- **WRITTEN TASK**: Take the lines from the top down to and including the one with "color='#1d4f56', family=font, fontweight='bold')" and repeat them exactly. Omit images.

- **INFORMATION SUPPLIED**:
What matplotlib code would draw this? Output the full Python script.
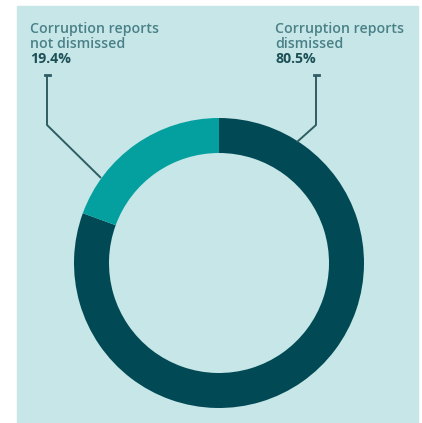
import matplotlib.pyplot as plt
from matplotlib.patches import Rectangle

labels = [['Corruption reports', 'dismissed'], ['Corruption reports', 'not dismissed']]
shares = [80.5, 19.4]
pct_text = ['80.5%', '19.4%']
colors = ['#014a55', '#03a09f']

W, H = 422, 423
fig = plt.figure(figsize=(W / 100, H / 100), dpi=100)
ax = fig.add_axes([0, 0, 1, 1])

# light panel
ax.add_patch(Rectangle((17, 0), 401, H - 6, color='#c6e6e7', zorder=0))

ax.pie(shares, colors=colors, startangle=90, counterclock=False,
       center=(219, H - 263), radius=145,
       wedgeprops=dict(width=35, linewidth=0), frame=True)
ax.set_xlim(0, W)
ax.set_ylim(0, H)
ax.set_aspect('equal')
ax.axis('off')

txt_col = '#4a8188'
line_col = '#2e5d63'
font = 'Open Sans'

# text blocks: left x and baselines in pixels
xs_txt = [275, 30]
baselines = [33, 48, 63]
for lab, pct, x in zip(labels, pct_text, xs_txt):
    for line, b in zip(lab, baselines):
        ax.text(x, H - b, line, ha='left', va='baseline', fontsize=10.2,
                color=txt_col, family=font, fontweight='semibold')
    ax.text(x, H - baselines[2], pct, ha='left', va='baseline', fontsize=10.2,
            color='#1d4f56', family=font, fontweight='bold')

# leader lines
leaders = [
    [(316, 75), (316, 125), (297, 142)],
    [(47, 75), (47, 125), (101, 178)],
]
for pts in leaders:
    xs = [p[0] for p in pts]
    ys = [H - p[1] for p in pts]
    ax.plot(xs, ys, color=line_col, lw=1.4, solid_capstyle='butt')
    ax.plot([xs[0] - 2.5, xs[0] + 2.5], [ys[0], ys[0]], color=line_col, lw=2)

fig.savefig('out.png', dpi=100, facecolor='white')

- **COMPLETED EXERCISE**:
What matplotlib code would draw this? Output the full Python script.
import matplotlib.pyplot as plt
from matplotlib.patches import Rectangle

labels = [['Corruption reports', 'dismissed'], ['Corruption reports', 'not dismissed']]
shares = [80.5, 19.4]
pct_text = ['80.5%', '19.4%']
colors = ['#014a55', '#03a09f']

W, H = 422, 423
fig = plt.figure(figsize=(W / 100, H / 100), dpi=100)
ax = fig.add_axes([0, 0, 1, 1])

# light panel
ax.add_patch(Rectangle((17, 0), 401, H - 6, color='#c6e6e7', zorder=0))

ax.pie(shares, colors=colors, startangle=90, counterclock=False,
       center=(219, H - 263), radius=145,
       wedgeprops=dict(width=35, linewidth=0), frame=True)
ax.set_xlim(0, W)
ax.set_ylim(0, H)
ax.set_aspect('equal')
ax.axis('off')

txt_col = '#4a8188'
line_col = '#2e5d63'
font = 'Open Sans'

# text blocks: left x and baselines in pixels
xs_txt = [275, 30]
baselines = [33, 48, 63]
for lab, pct, x in zip(labels, pct_text, xs_txt):
    for line, b in zip(lab, baselines):
        ax.text(x, H - b, line, ha='left', va='baseline', fontsize=10.2,
                color=txt_col, family=font, fontweight='semibold')
    ax.text(x, H - baselines[2], pct, ha='left', va='baseline', fontsize=10.2,
            color='#1d4f56', family=font, fontweight='bold')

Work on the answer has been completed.